(Plotting code records)
(begin)

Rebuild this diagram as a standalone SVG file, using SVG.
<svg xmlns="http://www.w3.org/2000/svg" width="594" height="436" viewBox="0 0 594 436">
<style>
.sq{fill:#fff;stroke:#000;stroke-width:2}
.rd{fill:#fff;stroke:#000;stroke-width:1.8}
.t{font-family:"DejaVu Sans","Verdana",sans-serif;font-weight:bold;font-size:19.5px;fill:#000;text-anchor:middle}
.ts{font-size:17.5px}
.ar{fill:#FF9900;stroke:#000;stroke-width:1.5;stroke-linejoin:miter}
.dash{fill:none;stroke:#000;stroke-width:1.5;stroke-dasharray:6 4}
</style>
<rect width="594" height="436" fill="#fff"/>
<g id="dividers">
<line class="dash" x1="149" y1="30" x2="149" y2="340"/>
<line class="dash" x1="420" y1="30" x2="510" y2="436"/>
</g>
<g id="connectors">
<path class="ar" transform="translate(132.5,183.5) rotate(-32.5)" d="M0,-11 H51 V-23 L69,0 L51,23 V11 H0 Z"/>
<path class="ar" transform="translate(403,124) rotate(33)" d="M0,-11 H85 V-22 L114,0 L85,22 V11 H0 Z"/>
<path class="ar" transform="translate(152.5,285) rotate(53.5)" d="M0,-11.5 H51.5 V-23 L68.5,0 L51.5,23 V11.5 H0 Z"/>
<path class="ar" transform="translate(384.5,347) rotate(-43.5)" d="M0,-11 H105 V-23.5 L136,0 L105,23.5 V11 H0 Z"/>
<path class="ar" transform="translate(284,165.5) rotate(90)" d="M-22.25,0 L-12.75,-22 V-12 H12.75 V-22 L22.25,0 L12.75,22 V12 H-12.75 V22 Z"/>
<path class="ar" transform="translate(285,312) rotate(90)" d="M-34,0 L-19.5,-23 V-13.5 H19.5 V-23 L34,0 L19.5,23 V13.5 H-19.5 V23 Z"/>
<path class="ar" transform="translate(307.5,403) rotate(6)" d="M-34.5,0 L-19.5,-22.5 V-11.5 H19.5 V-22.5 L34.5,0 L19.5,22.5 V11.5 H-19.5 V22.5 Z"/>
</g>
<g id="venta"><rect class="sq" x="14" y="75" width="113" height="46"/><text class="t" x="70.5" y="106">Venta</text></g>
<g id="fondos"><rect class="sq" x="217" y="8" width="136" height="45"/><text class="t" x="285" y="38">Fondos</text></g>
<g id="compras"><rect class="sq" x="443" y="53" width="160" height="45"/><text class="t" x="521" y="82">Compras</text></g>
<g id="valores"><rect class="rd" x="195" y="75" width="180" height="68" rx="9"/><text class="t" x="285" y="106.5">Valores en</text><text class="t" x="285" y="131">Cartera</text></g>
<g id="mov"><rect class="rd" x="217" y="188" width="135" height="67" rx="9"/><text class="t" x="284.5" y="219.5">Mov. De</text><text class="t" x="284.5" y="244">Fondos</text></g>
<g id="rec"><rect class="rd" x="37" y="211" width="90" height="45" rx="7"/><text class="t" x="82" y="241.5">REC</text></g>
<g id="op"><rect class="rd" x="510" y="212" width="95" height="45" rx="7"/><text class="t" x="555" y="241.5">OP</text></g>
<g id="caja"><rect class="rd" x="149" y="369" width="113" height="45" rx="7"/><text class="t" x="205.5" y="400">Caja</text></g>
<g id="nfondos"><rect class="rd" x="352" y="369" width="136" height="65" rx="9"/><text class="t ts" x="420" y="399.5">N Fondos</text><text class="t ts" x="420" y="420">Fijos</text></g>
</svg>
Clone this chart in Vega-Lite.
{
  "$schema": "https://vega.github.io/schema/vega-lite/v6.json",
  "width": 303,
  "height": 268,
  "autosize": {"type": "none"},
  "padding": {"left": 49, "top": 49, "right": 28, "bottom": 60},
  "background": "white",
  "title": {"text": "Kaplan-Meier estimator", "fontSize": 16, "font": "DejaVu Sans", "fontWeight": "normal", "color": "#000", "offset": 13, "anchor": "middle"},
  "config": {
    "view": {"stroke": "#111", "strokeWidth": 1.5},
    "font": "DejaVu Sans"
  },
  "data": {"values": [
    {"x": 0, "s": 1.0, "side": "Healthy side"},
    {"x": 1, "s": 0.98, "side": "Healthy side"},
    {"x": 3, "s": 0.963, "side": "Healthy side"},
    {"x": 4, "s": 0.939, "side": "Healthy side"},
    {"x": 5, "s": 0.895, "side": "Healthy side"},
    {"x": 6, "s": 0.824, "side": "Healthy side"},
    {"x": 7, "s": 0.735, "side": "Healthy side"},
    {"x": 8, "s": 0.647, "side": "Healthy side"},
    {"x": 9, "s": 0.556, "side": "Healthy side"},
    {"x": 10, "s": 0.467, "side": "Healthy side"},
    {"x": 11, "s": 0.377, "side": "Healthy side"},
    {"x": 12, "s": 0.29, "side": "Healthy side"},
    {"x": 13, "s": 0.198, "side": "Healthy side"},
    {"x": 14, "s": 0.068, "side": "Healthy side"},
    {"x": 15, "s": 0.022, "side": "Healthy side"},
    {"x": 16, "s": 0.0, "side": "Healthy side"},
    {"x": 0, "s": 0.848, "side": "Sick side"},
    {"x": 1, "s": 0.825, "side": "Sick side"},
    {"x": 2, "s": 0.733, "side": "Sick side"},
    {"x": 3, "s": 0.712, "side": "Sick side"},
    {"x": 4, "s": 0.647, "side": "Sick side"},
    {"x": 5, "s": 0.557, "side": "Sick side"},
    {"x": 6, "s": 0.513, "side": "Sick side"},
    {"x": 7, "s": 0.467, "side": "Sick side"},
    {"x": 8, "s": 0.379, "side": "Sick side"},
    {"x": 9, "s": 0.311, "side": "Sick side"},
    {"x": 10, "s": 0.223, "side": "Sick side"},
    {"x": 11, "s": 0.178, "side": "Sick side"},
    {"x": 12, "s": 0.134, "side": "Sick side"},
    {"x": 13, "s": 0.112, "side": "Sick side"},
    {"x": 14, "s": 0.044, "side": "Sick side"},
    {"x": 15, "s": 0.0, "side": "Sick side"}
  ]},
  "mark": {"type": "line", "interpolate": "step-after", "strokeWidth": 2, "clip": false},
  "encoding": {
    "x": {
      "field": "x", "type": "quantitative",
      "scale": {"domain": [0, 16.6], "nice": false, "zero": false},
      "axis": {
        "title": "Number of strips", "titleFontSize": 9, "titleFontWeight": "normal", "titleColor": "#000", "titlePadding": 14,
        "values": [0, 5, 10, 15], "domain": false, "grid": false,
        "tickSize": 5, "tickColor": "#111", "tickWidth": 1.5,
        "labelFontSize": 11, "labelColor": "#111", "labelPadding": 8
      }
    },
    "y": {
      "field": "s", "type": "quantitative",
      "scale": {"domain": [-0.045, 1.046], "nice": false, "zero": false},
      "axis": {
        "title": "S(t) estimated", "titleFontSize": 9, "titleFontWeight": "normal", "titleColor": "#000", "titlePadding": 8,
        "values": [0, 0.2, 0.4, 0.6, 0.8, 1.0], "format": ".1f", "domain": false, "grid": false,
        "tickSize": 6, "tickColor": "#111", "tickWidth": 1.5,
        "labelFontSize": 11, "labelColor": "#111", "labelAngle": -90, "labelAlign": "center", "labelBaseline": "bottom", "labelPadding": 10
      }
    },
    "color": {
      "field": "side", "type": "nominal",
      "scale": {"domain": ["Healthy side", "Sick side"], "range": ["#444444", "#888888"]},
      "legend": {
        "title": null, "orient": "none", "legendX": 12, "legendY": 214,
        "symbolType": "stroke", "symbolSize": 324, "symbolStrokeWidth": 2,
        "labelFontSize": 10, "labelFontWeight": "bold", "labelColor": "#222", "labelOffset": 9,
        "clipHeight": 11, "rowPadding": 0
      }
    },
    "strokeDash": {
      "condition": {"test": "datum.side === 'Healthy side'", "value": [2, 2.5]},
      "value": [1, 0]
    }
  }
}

(end)

### OBJECTIVE
Gather up every line from the listing above in which the word "this" occurs.

### THE ANSWER
Rebuild this diagram as a standalone SVG file, using SVG.
Clone this chart in Vega-Lite.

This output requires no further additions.